What to do:
Leave out all pictures and return, exactly as written, the lines from the line containing "What Plotly code" to the line containing "1.540, 1.500, 1.490, 1.390, 1.350, 1.310, 1.150, 1.050]", both ends kept.

Provided records:
[Begin]

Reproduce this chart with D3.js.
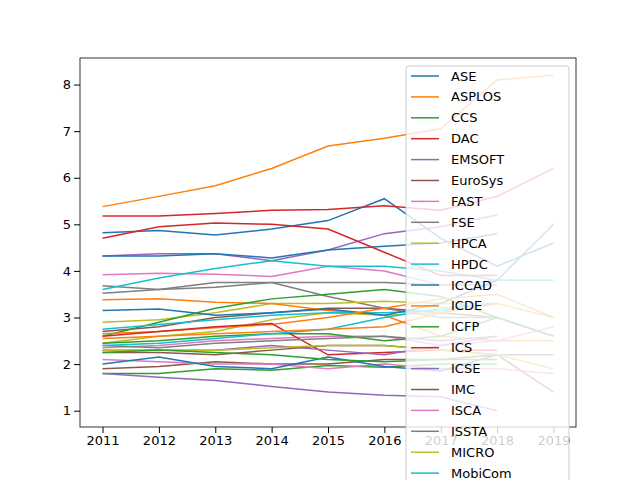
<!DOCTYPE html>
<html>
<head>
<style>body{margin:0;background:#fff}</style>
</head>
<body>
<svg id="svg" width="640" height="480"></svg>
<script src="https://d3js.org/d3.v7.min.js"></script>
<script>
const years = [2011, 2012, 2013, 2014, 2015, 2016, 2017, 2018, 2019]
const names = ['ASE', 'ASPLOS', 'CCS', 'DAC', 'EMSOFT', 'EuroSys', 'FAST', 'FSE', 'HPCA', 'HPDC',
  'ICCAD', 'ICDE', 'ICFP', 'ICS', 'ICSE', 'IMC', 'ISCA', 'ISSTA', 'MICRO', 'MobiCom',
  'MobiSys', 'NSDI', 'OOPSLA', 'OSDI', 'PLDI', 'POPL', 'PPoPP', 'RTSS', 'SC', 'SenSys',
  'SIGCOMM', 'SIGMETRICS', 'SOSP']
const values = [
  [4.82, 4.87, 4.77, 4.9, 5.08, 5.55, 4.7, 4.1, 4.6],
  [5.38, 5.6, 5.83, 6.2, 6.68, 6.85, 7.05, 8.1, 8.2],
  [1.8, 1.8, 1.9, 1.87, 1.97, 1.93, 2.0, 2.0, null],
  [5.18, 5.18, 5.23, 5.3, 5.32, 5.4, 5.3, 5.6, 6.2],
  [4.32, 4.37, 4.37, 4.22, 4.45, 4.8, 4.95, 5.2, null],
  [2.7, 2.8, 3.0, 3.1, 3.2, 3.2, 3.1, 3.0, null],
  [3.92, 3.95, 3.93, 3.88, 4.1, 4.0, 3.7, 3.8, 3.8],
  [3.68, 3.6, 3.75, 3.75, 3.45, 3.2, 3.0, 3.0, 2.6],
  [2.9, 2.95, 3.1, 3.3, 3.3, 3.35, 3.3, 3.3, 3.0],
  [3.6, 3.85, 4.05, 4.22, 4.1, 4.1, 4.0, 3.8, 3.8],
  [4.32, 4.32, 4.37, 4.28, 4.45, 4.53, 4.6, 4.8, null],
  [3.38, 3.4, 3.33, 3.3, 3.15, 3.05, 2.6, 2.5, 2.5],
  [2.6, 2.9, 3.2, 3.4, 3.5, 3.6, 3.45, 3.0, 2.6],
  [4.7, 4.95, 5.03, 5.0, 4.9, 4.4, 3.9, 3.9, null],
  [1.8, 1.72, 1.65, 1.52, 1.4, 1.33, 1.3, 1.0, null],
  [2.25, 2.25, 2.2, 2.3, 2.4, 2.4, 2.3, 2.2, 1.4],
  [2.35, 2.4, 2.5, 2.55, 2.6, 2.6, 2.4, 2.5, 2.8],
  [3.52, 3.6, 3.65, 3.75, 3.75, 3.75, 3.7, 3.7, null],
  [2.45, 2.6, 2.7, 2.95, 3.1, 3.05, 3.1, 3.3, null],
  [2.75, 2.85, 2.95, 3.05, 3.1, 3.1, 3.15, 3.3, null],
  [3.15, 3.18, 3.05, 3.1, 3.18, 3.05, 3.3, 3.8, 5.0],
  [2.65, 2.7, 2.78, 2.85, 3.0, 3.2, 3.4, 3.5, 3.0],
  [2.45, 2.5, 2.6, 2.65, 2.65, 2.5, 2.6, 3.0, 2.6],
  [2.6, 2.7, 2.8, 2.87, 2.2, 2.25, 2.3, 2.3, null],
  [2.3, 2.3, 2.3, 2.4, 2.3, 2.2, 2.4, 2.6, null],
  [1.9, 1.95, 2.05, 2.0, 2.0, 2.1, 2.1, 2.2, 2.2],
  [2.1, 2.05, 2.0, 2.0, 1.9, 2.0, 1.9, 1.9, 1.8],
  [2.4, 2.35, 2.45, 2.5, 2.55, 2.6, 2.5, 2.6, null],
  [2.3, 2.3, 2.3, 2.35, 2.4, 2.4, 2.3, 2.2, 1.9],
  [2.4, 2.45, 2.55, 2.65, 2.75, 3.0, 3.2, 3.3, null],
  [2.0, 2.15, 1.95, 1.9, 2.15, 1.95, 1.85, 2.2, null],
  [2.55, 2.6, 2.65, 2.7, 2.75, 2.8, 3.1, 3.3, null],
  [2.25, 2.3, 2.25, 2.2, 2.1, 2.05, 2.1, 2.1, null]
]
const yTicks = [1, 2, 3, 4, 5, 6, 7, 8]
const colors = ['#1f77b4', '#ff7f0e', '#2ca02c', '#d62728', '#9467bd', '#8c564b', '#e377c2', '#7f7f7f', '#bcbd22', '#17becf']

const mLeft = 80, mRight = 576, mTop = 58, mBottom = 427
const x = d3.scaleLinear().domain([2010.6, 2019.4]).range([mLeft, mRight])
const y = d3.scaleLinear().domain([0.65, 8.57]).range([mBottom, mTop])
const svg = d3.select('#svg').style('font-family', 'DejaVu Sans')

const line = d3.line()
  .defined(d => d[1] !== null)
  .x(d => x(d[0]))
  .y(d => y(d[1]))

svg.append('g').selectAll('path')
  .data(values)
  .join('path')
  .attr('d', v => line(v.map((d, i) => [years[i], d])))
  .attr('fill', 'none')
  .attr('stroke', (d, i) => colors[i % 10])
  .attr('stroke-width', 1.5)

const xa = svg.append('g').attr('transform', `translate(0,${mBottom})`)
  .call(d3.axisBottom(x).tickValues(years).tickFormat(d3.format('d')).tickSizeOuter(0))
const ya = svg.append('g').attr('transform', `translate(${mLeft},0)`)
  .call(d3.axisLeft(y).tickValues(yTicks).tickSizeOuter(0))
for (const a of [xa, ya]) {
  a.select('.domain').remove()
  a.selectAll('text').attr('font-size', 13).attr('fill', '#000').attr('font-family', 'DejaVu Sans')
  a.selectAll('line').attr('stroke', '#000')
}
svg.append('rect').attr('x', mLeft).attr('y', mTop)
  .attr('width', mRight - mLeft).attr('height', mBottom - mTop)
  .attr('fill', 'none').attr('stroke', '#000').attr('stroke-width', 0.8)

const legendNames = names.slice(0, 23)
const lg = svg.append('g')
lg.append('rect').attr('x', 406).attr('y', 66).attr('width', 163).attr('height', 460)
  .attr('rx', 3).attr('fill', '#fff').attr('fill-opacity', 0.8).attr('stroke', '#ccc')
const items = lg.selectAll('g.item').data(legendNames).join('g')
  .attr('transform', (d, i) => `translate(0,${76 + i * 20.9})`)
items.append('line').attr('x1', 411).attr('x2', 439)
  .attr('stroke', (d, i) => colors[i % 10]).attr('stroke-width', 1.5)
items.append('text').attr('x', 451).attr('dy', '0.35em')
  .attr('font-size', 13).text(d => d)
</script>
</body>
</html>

[End]
[Begin]

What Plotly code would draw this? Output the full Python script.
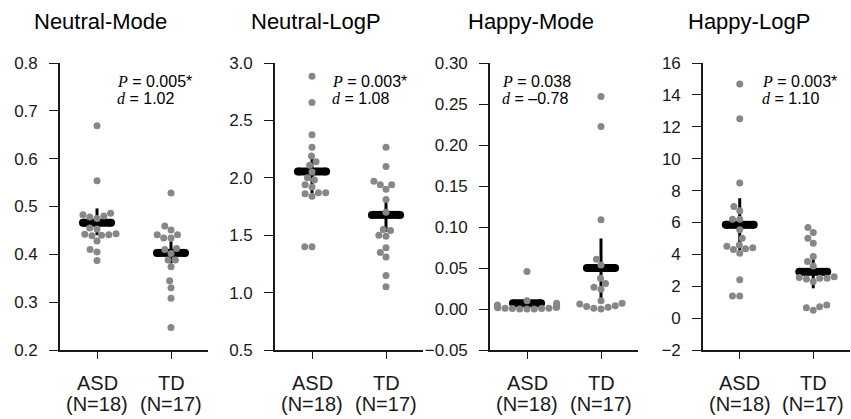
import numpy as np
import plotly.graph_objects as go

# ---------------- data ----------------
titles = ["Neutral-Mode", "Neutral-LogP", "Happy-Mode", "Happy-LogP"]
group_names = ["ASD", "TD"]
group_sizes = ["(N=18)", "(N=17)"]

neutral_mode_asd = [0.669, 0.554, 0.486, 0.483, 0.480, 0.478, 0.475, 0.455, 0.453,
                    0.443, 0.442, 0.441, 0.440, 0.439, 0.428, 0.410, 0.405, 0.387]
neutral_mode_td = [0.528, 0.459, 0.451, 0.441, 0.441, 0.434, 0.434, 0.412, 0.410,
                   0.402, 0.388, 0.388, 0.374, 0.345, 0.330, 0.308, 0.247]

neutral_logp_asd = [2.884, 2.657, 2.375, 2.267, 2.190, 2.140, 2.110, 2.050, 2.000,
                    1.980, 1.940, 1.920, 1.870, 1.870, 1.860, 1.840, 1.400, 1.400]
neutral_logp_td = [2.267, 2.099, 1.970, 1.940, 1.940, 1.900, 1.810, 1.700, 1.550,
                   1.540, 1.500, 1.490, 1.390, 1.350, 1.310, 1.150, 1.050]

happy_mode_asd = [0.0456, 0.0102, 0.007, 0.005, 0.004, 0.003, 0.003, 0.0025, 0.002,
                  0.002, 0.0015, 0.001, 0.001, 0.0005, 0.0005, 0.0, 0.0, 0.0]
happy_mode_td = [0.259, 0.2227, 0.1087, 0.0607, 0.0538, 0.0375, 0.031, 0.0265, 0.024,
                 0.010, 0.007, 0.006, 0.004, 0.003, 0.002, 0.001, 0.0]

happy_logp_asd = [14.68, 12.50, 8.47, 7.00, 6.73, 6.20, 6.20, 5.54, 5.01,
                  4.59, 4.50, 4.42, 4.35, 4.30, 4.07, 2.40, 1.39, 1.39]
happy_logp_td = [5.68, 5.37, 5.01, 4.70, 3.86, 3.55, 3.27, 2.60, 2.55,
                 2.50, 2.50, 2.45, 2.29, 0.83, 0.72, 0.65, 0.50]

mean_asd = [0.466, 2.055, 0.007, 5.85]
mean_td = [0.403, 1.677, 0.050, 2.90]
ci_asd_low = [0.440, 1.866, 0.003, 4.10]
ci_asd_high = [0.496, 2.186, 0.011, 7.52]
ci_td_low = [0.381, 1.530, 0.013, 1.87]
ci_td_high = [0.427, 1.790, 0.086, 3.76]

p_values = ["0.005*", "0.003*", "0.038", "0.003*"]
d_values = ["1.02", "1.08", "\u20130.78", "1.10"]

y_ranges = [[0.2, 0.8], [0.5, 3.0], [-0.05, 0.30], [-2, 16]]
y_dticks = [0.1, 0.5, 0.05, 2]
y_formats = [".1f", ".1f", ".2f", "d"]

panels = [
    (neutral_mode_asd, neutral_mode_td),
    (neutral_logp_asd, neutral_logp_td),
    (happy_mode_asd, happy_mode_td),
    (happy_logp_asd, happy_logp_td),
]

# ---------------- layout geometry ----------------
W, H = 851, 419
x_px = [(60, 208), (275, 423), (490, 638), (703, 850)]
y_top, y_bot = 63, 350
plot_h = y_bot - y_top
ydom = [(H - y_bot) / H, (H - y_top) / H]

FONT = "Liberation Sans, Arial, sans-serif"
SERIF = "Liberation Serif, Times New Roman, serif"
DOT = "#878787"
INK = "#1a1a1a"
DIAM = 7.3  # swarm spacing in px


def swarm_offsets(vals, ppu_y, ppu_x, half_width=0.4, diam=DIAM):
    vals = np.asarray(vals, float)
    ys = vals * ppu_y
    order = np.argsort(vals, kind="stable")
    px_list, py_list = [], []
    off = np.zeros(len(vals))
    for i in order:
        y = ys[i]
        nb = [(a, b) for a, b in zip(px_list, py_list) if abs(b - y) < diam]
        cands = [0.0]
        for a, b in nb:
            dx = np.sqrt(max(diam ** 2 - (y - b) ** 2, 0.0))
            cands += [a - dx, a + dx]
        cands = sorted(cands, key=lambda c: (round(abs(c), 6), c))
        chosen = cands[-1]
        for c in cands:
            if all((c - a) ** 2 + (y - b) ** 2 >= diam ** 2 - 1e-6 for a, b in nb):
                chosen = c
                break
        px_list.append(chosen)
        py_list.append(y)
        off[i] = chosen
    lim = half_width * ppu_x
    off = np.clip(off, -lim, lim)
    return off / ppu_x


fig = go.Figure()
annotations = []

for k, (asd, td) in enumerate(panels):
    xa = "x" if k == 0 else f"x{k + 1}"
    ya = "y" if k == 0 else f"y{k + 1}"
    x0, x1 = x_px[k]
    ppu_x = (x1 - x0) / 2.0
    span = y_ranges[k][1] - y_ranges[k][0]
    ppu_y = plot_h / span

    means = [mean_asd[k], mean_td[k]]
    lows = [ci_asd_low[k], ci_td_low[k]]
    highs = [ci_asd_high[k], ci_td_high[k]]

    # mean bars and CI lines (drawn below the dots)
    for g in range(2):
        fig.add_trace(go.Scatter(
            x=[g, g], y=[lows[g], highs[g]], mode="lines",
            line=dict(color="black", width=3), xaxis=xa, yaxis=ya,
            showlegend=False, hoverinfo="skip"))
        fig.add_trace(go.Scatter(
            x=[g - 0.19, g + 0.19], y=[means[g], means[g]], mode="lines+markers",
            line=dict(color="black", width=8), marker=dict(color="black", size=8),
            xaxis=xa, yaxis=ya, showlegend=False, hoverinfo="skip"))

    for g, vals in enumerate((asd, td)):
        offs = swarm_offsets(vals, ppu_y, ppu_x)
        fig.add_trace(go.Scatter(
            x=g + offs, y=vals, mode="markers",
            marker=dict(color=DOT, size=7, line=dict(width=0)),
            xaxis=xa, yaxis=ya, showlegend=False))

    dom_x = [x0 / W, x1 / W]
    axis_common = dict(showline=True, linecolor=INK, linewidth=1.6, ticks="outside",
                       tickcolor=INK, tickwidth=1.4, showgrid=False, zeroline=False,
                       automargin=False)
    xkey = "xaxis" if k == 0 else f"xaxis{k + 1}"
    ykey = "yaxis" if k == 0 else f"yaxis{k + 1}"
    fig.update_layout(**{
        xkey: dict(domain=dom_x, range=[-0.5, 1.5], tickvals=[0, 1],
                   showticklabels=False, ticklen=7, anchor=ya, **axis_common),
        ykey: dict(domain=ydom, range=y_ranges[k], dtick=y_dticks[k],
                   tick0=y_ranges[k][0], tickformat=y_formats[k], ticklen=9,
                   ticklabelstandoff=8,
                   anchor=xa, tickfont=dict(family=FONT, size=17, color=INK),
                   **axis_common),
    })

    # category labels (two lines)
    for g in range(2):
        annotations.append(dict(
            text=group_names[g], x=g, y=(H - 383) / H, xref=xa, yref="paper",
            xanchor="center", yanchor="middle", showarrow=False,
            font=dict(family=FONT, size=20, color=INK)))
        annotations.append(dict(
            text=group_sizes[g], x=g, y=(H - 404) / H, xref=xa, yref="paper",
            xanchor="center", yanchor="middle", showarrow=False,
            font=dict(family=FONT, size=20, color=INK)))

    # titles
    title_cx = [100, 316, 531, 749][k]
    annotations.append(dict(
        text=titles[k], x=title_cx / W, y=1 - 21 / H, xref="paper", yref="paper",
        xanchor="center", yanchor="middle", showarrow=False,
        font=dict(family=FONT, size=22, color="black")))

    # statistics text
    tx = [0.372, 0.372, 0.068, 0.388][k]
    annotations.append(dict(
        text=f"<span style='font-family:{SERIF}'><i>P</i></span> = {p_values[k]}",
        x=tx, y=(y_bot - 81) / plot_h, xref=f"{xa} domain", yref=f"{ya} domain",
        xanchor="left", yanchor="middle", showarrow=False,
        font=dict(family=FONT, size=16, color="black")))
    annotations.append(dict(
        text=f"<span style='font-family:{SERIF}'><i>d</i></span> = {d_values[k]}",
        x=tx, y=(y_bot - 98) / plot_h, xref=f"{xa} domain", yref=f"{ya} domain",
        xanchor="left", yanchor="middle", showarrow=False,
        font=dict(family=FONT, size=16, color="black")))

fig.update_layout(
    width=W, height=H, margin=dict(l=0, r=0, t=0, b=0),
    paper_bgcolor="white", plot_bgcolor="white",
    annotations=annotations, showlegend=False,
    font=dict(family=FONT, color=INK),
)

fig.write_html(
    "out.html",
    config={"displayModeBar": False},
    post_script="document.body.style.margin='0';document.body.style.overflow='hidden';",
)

[End]

Result:
What Plotly code would draw this? Output the full Python script.
import numpy as np
import plotly.graph_objects as go

# ---------------- data ----------------
titles = ["Neutral-Mode", "Neutral-LogP", "Happy-Mode", "Happy-LogP"]
group_names = ["ASD", "TD"]
group_sizes = ["(N=18)", "(N=17)"]

neutral_mode_asd = [0.669, 0.554, 0.486, 0.483, 0.480, 0.478, 0.475, 0.455, 0.453,
                    0.443, 0.442, 0.441, 0.440, 0.439, 0.428, 0.410, 0.405, 0.387]
neutral_mode_td = [0.528, 0.459, 0.451, 0.441, 0.441, 0.434, 0.434, 0.412, 0.410,
                   0.402, 0.388, 0.388, 0.374, 0.345, 0.330, 0.308, 0.247]

neutral_logp_asd = [2.884, 2.657, 2.375, 2.267, 2.190, 2.140, 2.110, 2.050, 2.000,
                    1.980, 1.940, 1.920, 1.870, 1.870, 1.860, 1.840, 1.400, 1.400]
neutral_logp_td = [2.267, 2.099, 1.970, 1.940, 1.940, 1.900, 1.810, 1.700, 1.550,
                   1.540, 1.500, 1.490, 1.390, 1.350, 1.310, 1.150, 1.050]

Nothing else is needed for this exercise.